(Excerpt from a dataset)
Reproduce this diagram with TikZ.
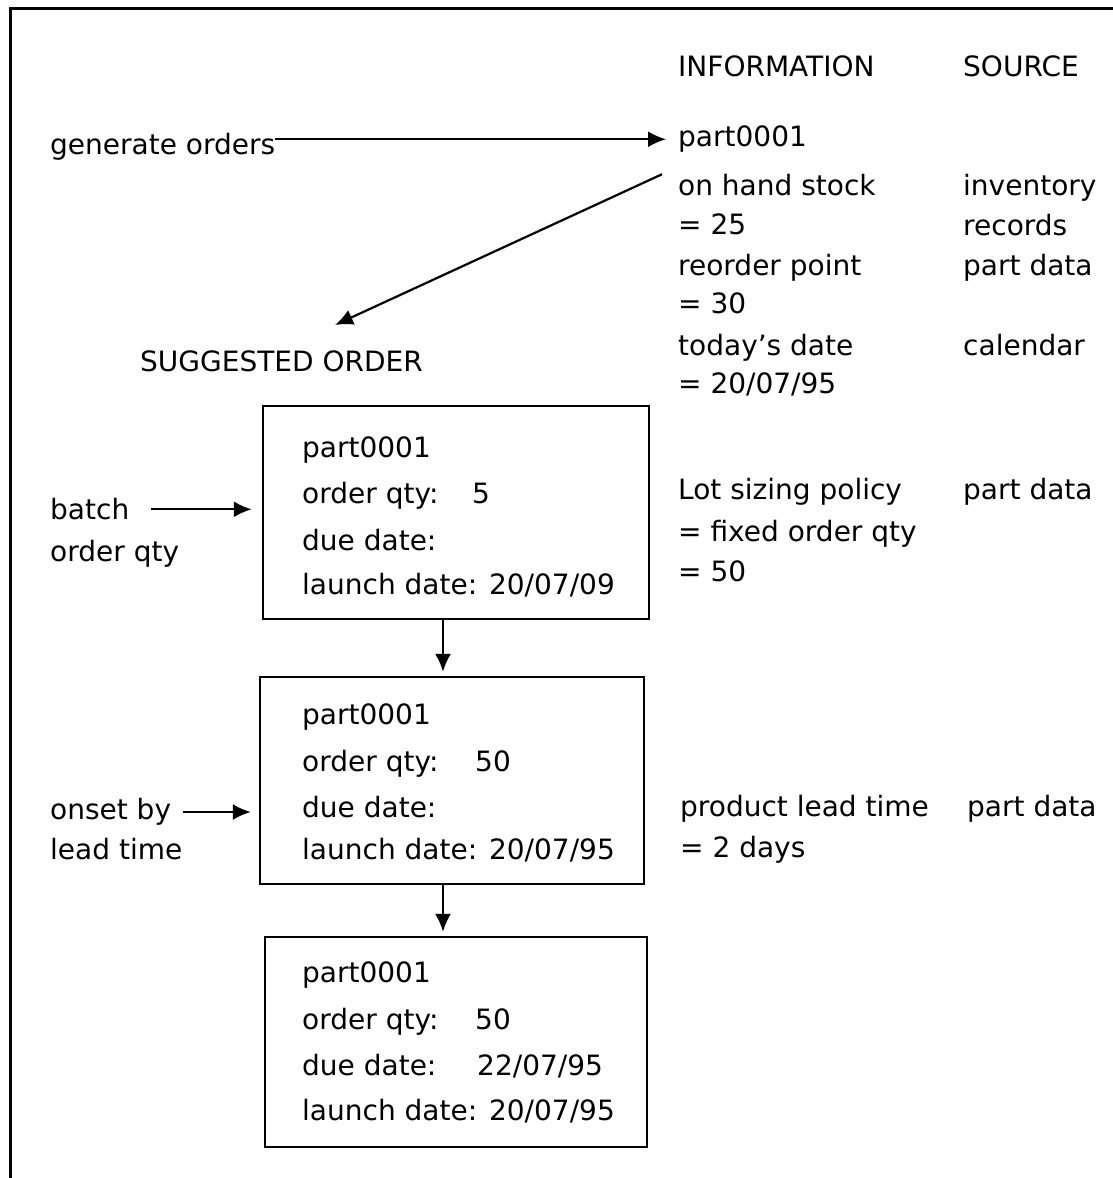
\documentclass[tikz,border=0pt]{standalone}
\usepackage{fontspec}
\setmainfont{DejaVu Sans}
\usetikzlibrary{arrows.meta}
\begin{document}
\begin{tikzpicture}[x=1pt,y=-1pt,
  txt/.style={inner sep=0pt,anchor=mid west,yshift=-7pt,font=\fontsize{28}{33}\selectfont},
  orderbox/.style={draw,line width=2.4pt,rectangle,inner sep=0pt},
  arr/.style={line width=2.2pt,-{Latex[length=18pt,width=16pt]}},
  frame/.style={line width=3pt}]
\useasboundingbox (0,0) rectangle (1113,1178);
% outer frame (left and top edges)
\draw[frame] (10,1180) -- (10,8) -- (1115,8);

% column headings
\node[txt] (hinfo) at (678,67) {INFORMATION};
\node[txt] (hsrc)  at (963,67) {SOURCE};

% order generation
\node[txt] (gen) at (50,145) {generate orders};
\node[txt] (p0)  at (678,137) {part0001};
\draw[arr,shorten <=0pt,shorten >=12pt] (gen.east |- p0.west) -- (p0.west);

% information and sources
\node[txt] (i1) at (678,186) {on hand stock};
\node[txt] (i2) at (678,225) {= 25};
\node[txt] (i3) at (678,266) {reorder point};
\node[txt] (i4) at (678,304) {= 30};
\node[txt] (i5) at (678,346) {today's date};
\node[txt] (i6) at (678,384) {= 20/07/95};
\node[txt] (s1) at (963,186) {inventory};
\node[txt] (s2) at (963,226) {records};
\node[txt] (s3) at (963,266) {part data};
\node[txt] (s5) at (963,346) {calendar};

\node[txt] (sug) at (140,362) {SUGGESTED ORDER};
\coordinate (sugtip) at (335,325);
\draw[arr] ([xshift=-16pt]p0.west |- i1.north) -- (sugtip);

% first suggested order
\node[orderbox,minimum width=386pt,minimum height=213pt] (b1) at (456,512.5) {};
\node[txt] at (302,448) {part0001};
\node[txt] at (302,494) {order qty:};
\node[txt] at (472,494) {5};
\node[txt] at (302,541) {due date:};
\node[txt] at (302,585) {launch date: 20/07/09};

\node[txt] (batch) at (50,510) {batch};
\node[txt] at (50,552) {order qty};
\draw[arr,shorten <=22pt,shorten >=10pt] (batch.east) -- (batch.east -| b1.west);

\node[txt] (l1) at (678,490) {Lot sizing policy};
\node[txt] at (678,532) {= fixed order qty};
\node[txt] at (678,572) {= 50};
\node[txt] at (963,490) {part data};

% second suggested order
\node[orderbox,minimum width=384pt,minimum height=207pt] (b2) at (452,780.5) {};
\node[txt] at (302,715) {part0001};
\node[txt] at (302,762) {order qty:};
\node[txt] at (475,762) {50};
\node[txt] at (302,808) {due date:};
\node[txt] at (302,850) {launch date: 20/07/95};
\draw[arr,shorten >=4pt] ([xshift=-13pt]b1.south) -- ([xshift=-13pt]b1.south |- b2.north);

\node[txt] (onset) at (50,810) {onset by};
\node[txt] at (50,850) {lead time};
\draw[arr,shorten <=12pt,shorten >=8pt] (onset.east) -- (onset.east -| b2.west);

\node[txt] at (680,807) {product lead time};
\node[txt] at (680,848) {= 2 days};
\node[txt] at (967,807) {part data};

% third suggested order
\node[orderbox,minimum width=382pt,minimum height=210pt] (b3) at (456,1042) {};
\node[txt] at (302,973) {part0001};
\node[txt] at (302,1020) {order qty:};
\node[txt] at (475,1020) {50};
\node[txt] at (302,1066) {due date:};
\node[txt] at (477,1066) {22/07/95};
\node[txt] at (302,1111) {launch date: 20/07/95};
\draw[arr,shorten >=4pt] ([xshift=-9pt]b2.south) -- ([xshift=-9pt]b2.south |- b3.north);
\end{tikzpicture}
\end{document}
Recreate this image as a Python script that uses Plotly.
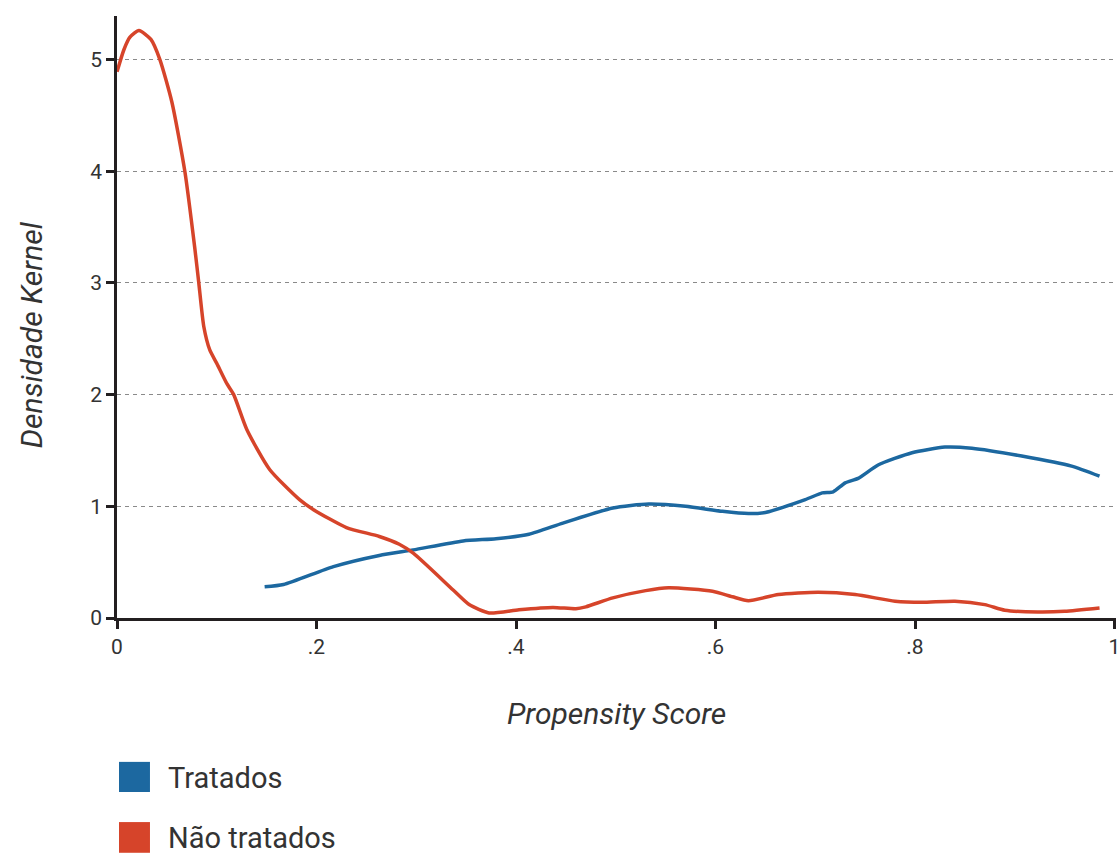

Brief
Your copy should hold every record word for word and none of the pictures.

In response
Reproduce this diagram with TikZ.
\documentclass[tikz,border=0pt]{standalone}
\usepackage{fontspec}
\setmainfont{DejaVu Sans}
\usetikzlibrary{arrows.meta}
\begin{document}
\begin{tikzpicture}[x=1pt,y=-1pt,
  txt/.style={inner sep=0pt,anchor=mid west,yshift=-7pt,font=\fontsize{28}{33}\selectfont},
  orderbox/.style={draw,line width=2.4pt,rectangle,inner sep=0pt},
  arr/.style={line width=2.2pt,-{Latex[length=18pt,width=16pt]}},
  frame/.style={line width=3pt}]
\useasboundingbox (0,0) rectangle (1113,1178);
% outer frame (left and top edges)
\draw[frame] (10,1180) -- (10,8) -- (1115,8);

% column headings
\node[txt] (hinfo) at (678,67) {INFORMATION};
\node[txt] (hsrc)  at (963,67) {SOURCE};

% order generation
\node[txt] (gen) at (50,145) {generate orders};
\node[txt] (p0)  at (678,137) {part0001};
\draw[arr,shorten <=0pt,shorten >=12pt] (gen.east |- p0.west) -- (p0.west);

% information and sources
\node[txt] (i1) at (678,186) {on hand stock};
\node[txt] (i2) at (678,225) {= 25};
\node[txt] (i3) at (678,266) {reorder point};
\node[txt] (i4) at (678,304) {= 30};
\node[txt] (i5) at (678,346) {today's date};
\node[txt] (i6) at (678,384) {= 20/07/95};
\node[txt] (s1) at (963,186) {inventory};
\node[txt] (s2) at (963,226) {records};
\node[txt] (s3) at (963,266) {part data};
\node[txt] (s5) at (963,346) {calendar};

\node[txt] (sug) at (140,362) {SUGGESTED ORDER};
\coordinate (sugtip) at (335,325);
\draw[arr] ([xshift=-16pt]p0.west |- i1.north) -- (sugtip);

% first suggested order
\node[orderbox,minimum width=386pt,minimum height=213pt] (b1) at (456,512.5) {};
\node[txt] at (302,448) {part0001};
\node[txt] at (302,494) {order qty:};
\node[txt] at (472,494) {5};
\node[txt] at (302,541) {due date:};
\node[txt] at (302,585) {launch date: 20/07/09};

\node[txt] (batch) at (50,510) {batch};
\node[txt] at (50,552) {order qty};
\draw[arr,shorten <=22pt,shorten >=10pt] (batch.east) -- (batch.east -| b1.west);

\node[txt] (l1) at (678,490) {Lot sizing policy};
\node[txt] at (678,532) {= fixed order qty};
\node[txt] at (678,572) {= 50};
\node[txt] at (963,490) {part data};

% second suggested order
\node[orderbox,minimum width=384pt,minimum height=207pt] (b2) at (452,780.5) {};
\node[txt] at (302,715) {part0001};
\node[txt] at (302,762) {order qty:};
\node[txt] at (475,762) {50};
\node[txt] at (302,808) {due date:};
\node[txt] at (302,850) {launch date: 20/07/95};
\draw[arr,shorten >=4pt] ([xshift=-13pt]b1.south) -- ([xshift=-13pt]b1.south |- b2.north);

\node[txt] (onset) at (50,810) {onset by};
\node[txt] at (50,850) {lead time};
\draw[arr,shorten <=12pt,shorten >=8pt] (onset.east) -- (onset.east -| b2.west);

\node[txt] at (680,807) {product lead time};
\node[txt] at (680,848) {= 2 days};
\node[txt] at (967,807) {part data};

% third suggested order
\node[orderbox,minimum width=382pt,minimum height=210pt] (b3) at (456,1042) {};
\node[txt] at (302,973) {part0001};
\node[txt] at (302,1020) {order qty:};
\node[txt] at (475,1020) {50};
\node[txt] at (302,1066) {due date:};
\node[txt] at (477,1066) {22/07/95};
\node[txt] at (302,1111) {launch date: 20/07/95};
\draw[arr,shorten >=4pt] ([xshift=-9pt]b2.south) -- ([xshift=-9pt]b2.south |- b3.north);
\end{tikzpicture}
\end{document}
Recreate this image as a Python script that uses Plotly.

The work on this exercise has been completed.